■ Brief ■
Using the material below, print a verbatim copy of every line from the one containing "Output the Python" through the one containing "A_YTICKS = [0, 5, 10, 15]", inclusive, and omit the pictures.

[Records excerpted from a collection]
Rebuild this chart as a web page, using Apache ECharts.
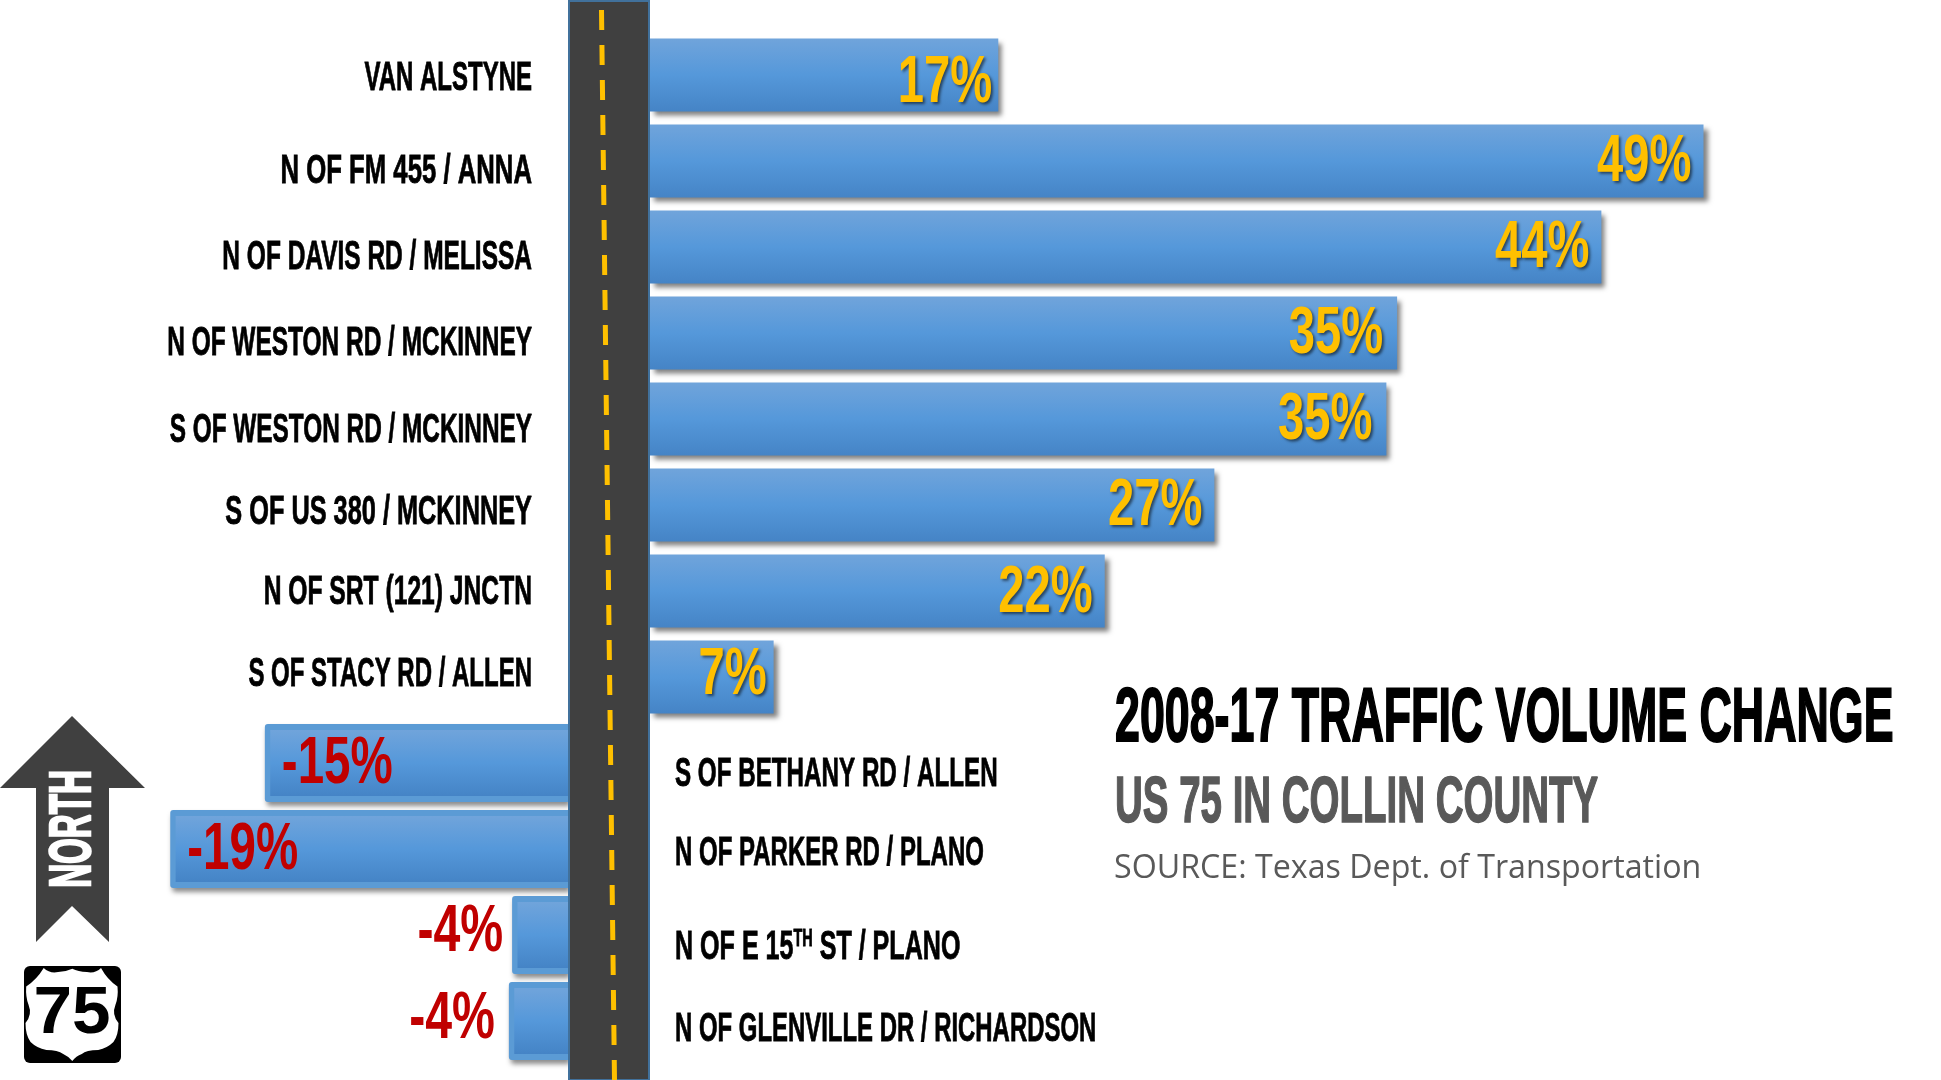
<!DOCTYPE html>
<html>
<head>
<meta charset="utf-8">
<title>US 75 traffic volume change</title>
<script src="https://cdn.jsdelivr.net/npm/echarts@6/dist/echarts.min.js"></script>
<style>
    html, body { margin: 0; padding: 0; background: #fff; }
    #main { width: 1941px; height: 1080px; }
</style>
</head>
<body>
<div id="main"></div>
<script>
// north to south along the road
var categories = [
    'VAN ALSTYNE', 'N OF FM 455 / ANNA', 'N OF DAVIS RD / MELISSA', 'N OF WESTON RD / MCKINNEY',
    'S OF WESTON RD / MCKINNEY', 'S OF US 380 / MCKINNEY', 'N OF SRT (121) JNCTN', 'S OF STACY RD / ALLEN',
    'S OF BETHANY RD / ALLEN', 'N OF PARKER RD / PLANO', 'N OF E 15TH ST / PLANO', 'N OF GLENVILLE DR / RICHARDSON'
];
// what is printed on each bar
var percentLabels = ['17%', '49%', '44%', '35%', '35%', '27%', '22%', '7%', '-15%', '-19%', '-4%', '-4%'];
var barLengths = [16.2, 49, 44.25, 34.75, 34.25, 26.25, 21.15, 5.75, -14.1, -18.5, -2.6, -2.75];
// small hand placed offsets of the texts against their bars
var nameNudge = [4, 11, 11, 11, 12, 8, 2, -2, 12, 5, 13, 9];
var nameSqueeze = [0.6, 0.643, 0.612, 0.611, 0.609, 0.633, 0.616, 0.6, 0.605, 0.6, 0.627, 0.598];
var percentNudge = [9, 2, 2, 2, 2, 2, 3, -1, 2, 2, -2, -1];
var percentInset = [6, 12, 12, 14, 14, 12, 12, 7, 17, 17, 9, 14];

var chart = echarts.init(document.getElementById('main'));

var NARROW = '"Liberation Sans Narrow", "Liberation Sans", sans-serif';
var SHIELD = 'M26.7 986.7 Q37 980 44 968.3 Q50 974 58.3 972.3 Q66 972 72.3 969 Q78 972 86.7 972.3 Q95 974 100.7 968.3 Q107 980 117 986.7 Q118 997 115 1005 Q111 1015 118 1023 Q118 1035 113 1042 Q107 1048 98 1050 Q86 1050 81.7 1054 Q76 1056 72.3 1061 Q68 1056 63.3 1054 Q58 1050 46.7 1050 Q37 1048 31 1042 Q26 1035 26 1023 Q33 1015 29 1005 Q26 997 26.7 986.7 Z';
var barFill = {
    type: 'linear', x: 0, y: 0, x2: 0, y2: 1,
    colorStops: [
        {offset: 0, color: '#70A4DB'},
        {offset: 0.5, color: '#5598DA'},
        {offset: 1, color: '#4584C6'}
    ]
};

var growth = barLengths.map(function (v) { return v > 0 ? v : null; });
var decline = barLengths.map(function (v) { return v < 0 ? v : null; });
var rows = categories.map(function (c, i) { return i; });
var growthRows = rows.filter(function (i) { return barLengths[i] > 0; });
var declineRows = rows.filter(function (i) { return barLengths[i] < 0; });

function condensed(text, x, y, align, size, scaleX, fill, extra) {
    var style = {
        text: text,
        font: 'bold ' + size + 'px ' + NARROW,
        fill: fill,
        textAlign: align,
        verticalAlign: 'middle'
    };
    for (var k in extra) style[k] = extra[k];
    return {type: 'text', x: x, y: y, scaleX: scaleX, style: style};
}

// names sit across the road from their bars
function renderName(params, api) {
    var i = api.value(1), p = api.coord([0, i]);
    var positive = barLengths[i] > 0;
    var x = positive ? p[0] - 118 : p[0] + 107;
    var name = categories[i], extra = {stroke: '#000', lineWidth: 0.8};
    if (name.indexOf('15TH') >= 0) {
        extra.rich = {
            a: {font: 'bold 40px ' + NARROW, fill: '#000', stroke: '#000', lineWidth: 0.8},
            s: {font: 'bold 23px ' + NARROW, fill: '#000', verticalAlign: 'top', padding: [0, 0, 14, 0]}
        };
        name = '{a|N OF E 15}{s|TH}{a| ST / PLANO}';
    }
    return condensed(name, x, p[1] + nameNudge[i], positive ? 'right' : 'left', 40, nameSqueeze[i], '#000', extra);
}

function renderPercent(params, api) {
    var i = api.value(1), p = api.coord([api.value(0), i]);
    var y = p[1] + percentNudge[i];
    if (barLengths[i] > 0) {
        return condensed(percentLabels[i], p[0] - percentInset[i], y, 'right', 66, 0.715, '#FFC000', {
            textShadowColor: 'rgba(0,0,0,0.55)', textShadowBlur: 3, textShadowOffsetX: 2, textShadowOffsetY: 2
        });
    }
    // short bars carry the label outside
    if (barLengths[i] > -5) return condensed(percentLabels[i], p[0] - percentInset[i], y, 'right', 66, 0.73, '#C00000');
    return condensed(percentLabels[i], p[0] + percentInset[i], y, 'left', 66, 0.72, '#C00000');
}

chart.setOption({
    animation: false,
    backgroundColor: '#fff',
    grid: [
        {left: 650, top: 32, width: 1290, height: 1032},
        {left: 138, top: 32, width: 430, height: 1032}
    ],
    xAxis: [
        {gridIndex: 0, type: 'value', min: 0, max: 60, show: false},
        {gridIndex: 1, type: 'value', min: -20, max: 0, show: false}
    ],
    yAxis: [
        {gridIndex: 0, type: 'category', inverse: true, data: categories, show: false},
        {gridIndex: 1, type: 'category', inverse: true, data: categories, show: false},
        // second axis so the inner face of the decline bars keeps its own width
        {gridIndex: 1, type: 'category', inverse: true, data: categories, show: false}
    ],
    series: [
        {
            name: 'Growth', type: 'bar', xAxisIndex: 0, yAxisIndex: 0, barWidth: 73,
            data: growth,
            itemStyle: {color: barFill, shadowColor: 'rgba(0,0,0,0.5)', shadowBlur: 5, shadowOffsetX: 4, shadowOffsetY: 4}
        },
        {
            name: 'Decline', type: 'bar', xAxisIndex: 1, yAxisIndex: 1, barWidth: 78,
            data: decline,
            itemStyle: {
                color: '#5B9BD5', borderRadius: [3, 0, 0, 3],
                shadowColor: 'rgba(0,0,0,0.45)', shadowBlur: 5, shadowOffsetX: 2, shadowOffsetY: 4
            }
        },
        {
            name: 'Decline face', type: 'bar', xAxisIndex: 1, yAxisIndex: 2, barWidth: 66, z: 3,
            data: decline.map(function (v) { return v === null ? null : v + 0.25; }),
            itemStyle: {color: barFill}
        },
        {
            type: 'custom', xAxisIndex: 0, yAxisIndex: 0, silent: true, z: 6, clip: false,
            data: growthRows.map(function (i) { return [barLengths[i], i]; }),
            renderItem: renderPercent
        },
        {
            type: 'custom', xAxisIndex: 1, yAxisIndex: 1, silent: true, z: 6, clip: false,
            data: declineRows.map(function (i) { return [barLengths[i], i]; }),
            renderItem: renderPercent
        },
        {
            type: 'custom', xAxisIndex: 0, yAxisIndex: 0, silent: true, z: 6, clip: false,
            data: growthRows.map(function (i) { return [0, i]; }),
            renderItem: renderName
        },
        {
            type: 'custom', xAxisIndex: 1, yAxisIndex: 1, silent: true, z: 6, clip: false,
            data: declineRows.map(function (i) { return [0, i]; }),
            renderItem: renderName
        },
        {
            // route shield outline, the graphic component has no free path type
            type: 'custom', coordinateSystem: 'none', silent: true, z: 21, clip: false,
            data: [[0]],
            renderItem: function () {
                return {
                    type: 'path',
                    shape: {pathData: SHIELD, layout: 'cover', x: 25.5, y: 968, width: 93, height: 93},
                    style: {fill: '#fff'}
                };
            }
        }
    ],
    graphic: [
        // road
        {type: 'rect', z: 20, shape: {x: 569, y: 1, width: 80, height: 1079}, style: {fill: '#404040', stroke: '#41719C', lineWidth: 2}},
        {type: 'line', z: 21, shape: {x1: 601.5, y1: 10, x2: 614.5, y2: 1080}, style: {stroke: '#FFC000', lineWidth: 5, lineDash: [20, 15]}},
        // north arrow
        {type: 'polygon', z: 20, shape: {points: [[72, 716], [145, 788], [109, 788], [109, 942], [72, 906], [36, 942], [36, 788], [0, 788]]}, style: {fill: '#404040'}},
        {type: 'text', z: 21, x: 74, y: 829, rotation: Math.PI / 2, scaleX: 0.57, style: {text: 'NORTH', font: 'bold 58px ' + NARROW, fill: '#fff', stroke: '#fff', lineWidth: 2.5, textAlign: 'center', verticalAlign: 'middle'}},
        // route shield backing and number
        {type: 'rect', z: 20, shape: {x: 24, y: 966, width: 97, height: 97, r: 6}, style: {fill: '#000'}},
        {type: 'text', z: 22, x: 72, y: 1015, scaleX: 1.05, style: {text: '75', font: 'bold 66px "Liberation Sans", sans-serif', fill: '#000', textAlign: 'center', verticalAlign: 'middle'}},
        // headings
        {type: 'text', z: 20, x: 1115, y: 720, scaleX: 0.589, style: {text: '2008-17 TRAFFIC VOLUME CHANGE', font: 'bold 76px ' + NARROW, fill: '#000', stroke: '#000', lineWidth: 2, textAlign: 'left', verticalAlign: 'middle'}},
        {type: 'text', z: 20, x: 1115, y: 804, scaleX: 0.592, style: {text: 'US 75 IN COLLIN COUNTY', font: 'bold 65px ' + NARROW, fill: '#595959', stroke: '#595959', lineWidth: 1.5, textAlign: 'left', verticalAlign: 'middle'}},
        {type: 'text', z: 20, x: 1114, y: 869, style: {text: 'SOURCE: Texas Dept. of Transportation', font: '32.2px "Open Sans", sans-serif', fill: '#595959', textAlign: 'left', verticalAlign: 'middle'}}
    ]
});
window.onresize = chart.resize;
</script>
</body>
</html>
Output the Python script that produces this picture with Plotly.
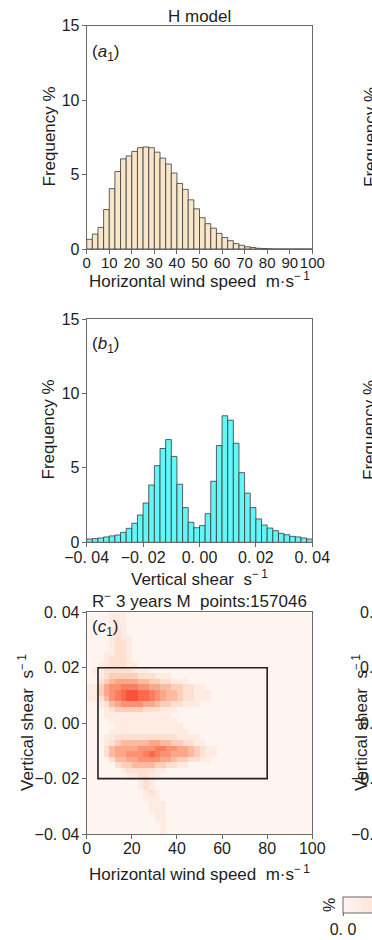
import plotly.graph_objects as go

W, H = 372, 940

# ---------------- data ----------------
# (a1) horizontal wind speed histogram, 40 bins of 2.5 m/s from 0 to 100
A_BIN_WIDTH = 2.5
A_FREQ = [0.65, 1.0, 1.45, 2.65, 4.05, 5.2, 6.05, 6.25, 6.55, 6.8,
          6.85, 6.8, 6.5, 6.1, 5.7, 5.1, 4.4, 4.0, 3.3, 2.7,
          2.1, 1.7, 1.4, 1.05, 0.77, 0.56, 0.36, 0.25, 0.15, 0.1,
          0.05, 0.03, 0.01, 0.0, 0.0, 0.0, 0.0, 0.0, 0.0, 0.0]
A_XTICKS = [0, 10, 20, 30, 40, 50, 60, 70, 80, 90, 100]
A_YTICKS = [0, 5, 10, 15]

# (b1) vertical shear histogram, 40 bins of 0.002 s^-1 from -0.04 to 0.04
B_BIN_WIDTH = 0.002
B_FREQ = [0.22, 0.25, 0.29, 0.36, 0.43, 0.49, 0.67, 0.94, 1.28, 1.83,
          2.64, 3.85, 5.15, 6.3, 6.9, 5.77, 3.9, 2.33, 1.34, 0.98,
          1.12, 1.92, 4.1, 6.5, 8.5, 8.2, 6.65, 4.68, 3.3, 2.33,
          1.57, 1.16, 0.96, 0.78, 0.6, 0.51, 0.4, 0.36, 0.29, 0.22]
B_XTICKS = [-0.04, -0.02, 0.0, 0.02, 0.04]
B_XTICKTEXT = ["\u22120. 04", "\u22120. 02", "0. 00", "0. 02", "0. 04"]

# (c1) joint frequency, 40 x 40 grid (x: 2.5 m/s bins, y: 0.002 s^-1 bins)
C_ROWS = [
    "0000111000000000000000000000000000000000",
    "0000111000000000000000000000000000000000",
    "0000111000000000000000000000000000000000",
    "0000121000000000000000000000000000000000",
    "0000121100000000000000000000000000000000",
    "0000122100000000000000000000000000000000",
    "0000122100000000000000000000000000000000",
    "0001122100000000000000000000000000000000",
    "0001222100000000000000000000000000000000",
    "0011222110000000000000000000000000000000",
    "0112222211100000000000000000000000000000",
    "0012333332221110000000000000000000000000",
    "0023455554433221110000000000000000000000",
    "1135667776655443322110000000000000000000",
    "1135678998876544322111000000000000000000",
    "1124678998876544322111000000000000000000",
    "0012456666554332211100000000000000000000",
    "0001233333222111000000000000000000000000",
    "0001111111111110000000000000000000000000",
    "0000111111111111000000000000000000000000",
    "0000011111111111100000000000000000000000",
    "0000111111111111110000000000000000000000",
    "0001122222222222111100000000000000000000",
    "0001234444455443322110000000000000000000",
    "0002455556667766554321100000000000000000",
    "0002455666787665554321100000000000000000",
    "0000244556666554332211000000000000000000",
    "0000023344443322110000000000000000000000",
    "0000001222221100000000000000000000000000",
    "0000000112211000000000000000000000000000",
    "0000000001210000000000000000000000000000",
    "0000000001210000000000000000000000000000",
    "0000000000121000000000000000000000000000",
    "0000000000111000000000000000000000000000",
    "0000000000011100000000000000000000000000",
    "0000000000011100000000000000000000000000",
    "0000000000001100000000000000000000000000",
    "0000000000001100000000000000000000000000",
    "0000000000000100000000000000000000000000",
    "0000000000000100000000000000000000000000",
]
C_XTICKS = [0, 20, 40, 60, 80, 100]
C_YTICKS = [-0.04, -0.02, 0.0, 0.02, 0.04]
C_YTICKTEXT = ["\u22120. 04", "\u22120. 02", "0. 00", "0. 02", "0. 04"]
C_BOX = [5, 80, -0.02, 0.02]  # x0, x1, y0, y1 of the outlined region
C_TITLE = "R<sup>\u2212</sup> 3 years M\u00a0\u00a0points:157046"

# ---------------- derived grids ----------------
N = 40
a_centers = [A_BIN_WIDTH * (i + 0.5) for i in range(N)]
b_centers = [-0.04 + B_BIN_WIDTH * (i + 0.5) for i in range(N)]
c_x = [2.5 * (i + 0.5) for i in range(N)]
c_y = [-0.04 + 0.002 * (j + 0.5) for j in range(N)]
c_z = [[int(ch) for ch in row.ljust(N, "0")[:N]] for row in reversed(C_ROWS)]

# ---------------- style ----------------
FONT = "Liberation Sans, Arial, sans-serif"
TXT = "#1e1e1e"
FRAME = "#6a6a6a"
EDGE = "#3a3a3a"
A_COLOR = "#f8e6c8"
B_COLOR = "#62f6f6"
REDS = [[0.0, "#fff5f0"], [0.125, "#fee0d2"], [0.25, "#fcbba1"], [0.375, "#fc9272"],
        [0.5, "#fb6a4a"], [0.625, "#ef3b2c"], [0.75, "#cb181d"], [0.875, "#a50f15"],
        [1.0, "#67000d"]]
FS = 17
TFS = 16


def fx(p):
    return p / W


def fy(p):
    return 1 - p / H


fig = go.Figure()
fig.add_trace(go.Bar(x=a_centers, y=A_FREQ, width=A_BIN_WIDTH,
                     marker=dict(color=A_COLOR, line=dict(color=EDGE, width=0.8)),
                     xaxis="x", yaxis="y", showlegend=False, hoverinfo="skip"))
fig.add_trace(go.Bar(x=b_centers, y=B_FREQ, width=B_BIN_WIDTH,
                     marker=dict(color=B_COLOR, line=dict(color=EDGE, width=0.8)),
                     xaxis="x2", yaxis="y2", showlegend=False, hoverinfo="skip"))
fig.add_trace(go.Heatmap(
    x=c_x, y=c_y, z=c_z, colorscale=REDS, zmin=0, zmax=16,
    xaxis="x3", yaxis="y3", hoverinfo="skip",
    colorbar=dict(orientation="h", x=fx(343), xanchor="left", y=fy(897), yanchor="top",
                  thickness=16, thicknessmode="pixels", len=300, lenmode="pixels",
                  xpad=0, ypad=0, outlinecolor=FRAME, outlinewidth=1,
                  tickvals=[0], ticktext=["0. 0"], ticks="outside", ticklen=3,
                  tickcolor=FRAME, tickfont=dict(size=TFS, color=TXT, family=FONT)),
))

common = dict(showline=True, mirror=True, linecolor=FRAME, linewidth=1,
              ticks="outside", ticklen=4, tickcolor=FRAME, tickwidth=1,
              showgrid=False, zeroline=False, fixedrange=True, tickangle=0,
              tickfont=dict(size=TFS, color=TXT, family=FONT))
xcommon = dict(common, ticklabelstandoff=-4)
ycommon = dict(common, ticklabelstandoff=-1)
xcommon_a = dict(xcommon, tickfont=dict(size=15, color=TXT, family=FONT))

XD = [fx(86.7), fx(312.3)]
fig.update_layout(
    width=W, height=H,
    margin=dict(l=0, r=0, t=0, b=0, autoexpand=False),
    paper_bgcolor="white", plot_bgcolor="white",
    font=dict(family=FONT, size=FS, color=TXT),
    barmode="overlay", showlegend=False,
    xaxis=dict(domain=XD, range=[0, 100], tickvals=A_XTICKS,
               ticktext=[str(v) for v in A_XTICKS], anchor="y", **xcommon_a),
    yaxis=dict(domain=[fy(249), fy(25.5)], range=[0, 15], tickvals=A_YTICKS,
               ticktext=[str(v) for v in A_YTICKS], anchor="x", **ycommon),
    xaxis2=dict(domain=XD, range=[-0.04, 0.04], tickvals=B_XTICKS,
                ticktext=B_XTICKTEXT, anchor="y2", **xcommon),
    yaxis2=dict(domain=[fy(542.3), fy(319)], range=[0, 15], tickvals=A_YTICKS,
                ticktext=[str(v) for v in A_YTICKS], anchor="x2", **ycommon),
    xaxis3=dict(domain=XD, range=[0, 100], tickvals=C_XTICKS,
                ticktext=[str(v) for v in C_XTICKS], anchor="y3", **xcommon),
    yaxis3=dict(domain=[fy(834), fy(612.3)], range=[-0.04, 0.04], tickvals=C_YTICKS,
                ticktext=C_YTICKTEXT, anchor="x3", **ycommon),
)

fig.add_shape(type="rect", xref="x3", yref="y3",
              x0=C_BOX[0], x1=C_BOX[1], y0=C_BOX[2], y1=C_BOX[3],
              line=dict(color="#222222", width=1.6), fillcolor="rgba(0,0,0,0)")

HWS = "Horizontal wind speed\u00a0\u00a0m\u00b7s<sup>\u2212\u20091</sup>"
VS = "Vertical shear\u00a0\u00a0s<sup>\u2212\u20091</sup>"


def ann(text, x, y, angle=0, xanchor="center", size=FS):
    fig.add_annotation(text=text, x=fx(x), y=fy(y), xref="paper", yref="paper",
                       showarrow=False, textangle=angle, xanchor=xanchor,
                       yanchor="middle", font=dict(size=size, color=TXT, family=FONT))


ann("H model", 199.5, 16, size=17)
ann("(<i>a</i><sub>1</sub>)", 90, 53, xanchor="left", size=17)
ann("Frequency %", 48.5, 137, angle=-90)
ann(HWS, 199.5, 280)

ann("(<i>b</i><sub>1</sub>)", 90, 345, xanchor="left", size=17)
ann("Frequency %", 48.5, 430, angle=-90)
ann(VS, 199.5, 578)

ann(C_TITLE, 199.5, 600)
ann("(<i>c</i><sub>1</sub>)", 90, 628, xanchor="left", size=17)
ann(VS, 26, 723, angle=-90)
ann(HWS, 199.5, 873)
ann("%", 329, 905, angle=-90, size=16)

# partially visible labels of the neighbouring column (cut by the right edge)
ann("Frequency %", 370, 137, angle=-90)
ann("Frequency %", 370, 430, angle=-90)
ann(VS, 360, 723, angle=-90)
for yv, t in zip([612.3, 667.7, 723, 778.6, 834], ["0. 04", "0. 02", "0. 00", "\u22120. 02", "\u22120. 04"]):
    ann(t, 398, yv, xanchor="right", size=TFS)

fig.write_html("out.html")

■ Reply ■
Output the Python script that produces this picture with Plotly.
import plotly.graph_objects as go

W, H = 372, 940

# ---------------- data ----------------
# (a1) horizontal wind speed histogram, 40 bins of 2.5 m/s from 0 to 100
A_BIN_WIDTH = 2.5
A_FREQ = [0.65, 1.0, 1.45, 2.65, 4.05, 5.2, 6.05, 6.25, 6.55, 6.8,
          6.85, 6.8, 6.5, 6.1, 5.7, 5.1, 4.4, 4.0, 3.3, 2.7,
          2.1, 1.7, 1.4, 1.05, 0.77, 0.56, 0.36, 0.25, 0.15, 0.1,
          0.05, 0.03, 0.01, 0.0, 0.0, 0.0, 0.0, 0.0, 0.0, 0.0]
A_XTICKS = [0, 10, 20, 30, 40, 50, 60, 70, 80, 90, 100]
A_YTICKS = [0, 5, 10, 15]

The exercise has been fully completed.